Neither militarization nor legalization can end poaching
This year there has been a steady stream of self-congratulatory announcements of successes from the bloody "war on poaching" undertaken by security services led by merciful mercenaries, drone fleets etc. But conservation should not be inhumane or trample on human rights. Nor should it be used as a geopolitical pretext to put troops on the ground where there are not enough drugs or religious fanatics. As long as there is demand for ivory and rhino horn and as long as possession of such is legal there is no chance of stopping this trade. Some therefore propose to focus on demand. Tackling demand can involve education and peer pressure but it is very likely that the affluent and powerful buyers of such "works of art" are not so sensitive.
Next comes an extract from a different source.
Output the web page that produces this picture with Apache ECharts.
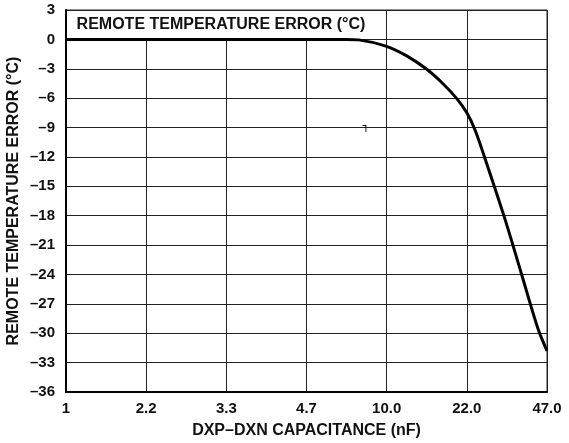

Perhaps a global campaign to pressure key and powerful governments to make holding ivory (all ivory, not just "illegal") and rhino horn pieces illegal? Even including artefacts in museums, that glorify and thus perpetuate this abominable "art"? Perhaps! Even though governments (in effect the military-industrial complexes behind them) cannot agree even on small steps to combat climate change.
We should also realise that elephants and rhinos are not the only victims. The poachers are victims themselves, ultimate victims of a globalised capitalist race for resources, enclosures of the commons and land grabs, a race which after the end of the Cold War is de-ideologised and increasingly reminiscent of 19th century imperialism, a race which devastates and enslaves communities and countries in every direct and indirect way (think of corporate social responsibility) taking away jobs, sustainability, independence and the future itself. Neither militarization nor legalization can end poaching, they are tools of the same system, we need another system!
Some argue that nature tourism can do the trick as long as it can provide a legitimate life-style and a living wage to those who would otherwise become poachers. But the truth is that tourism, in its current global model, cannot compete with illicit wage levels, not even with wage levels in extractive industries such as mining or palm oil plantations. It will require a deeper, systemic change for tourism, another tourism, to start providing some of the answers that genuine conservation (i.e. not of the mercenary variety) and social justice are asking. Finding the ways to effect and coordinate this system change in conservation, tourism and governance at large will determine if the 21st century is not a farcical repetition of the 20th.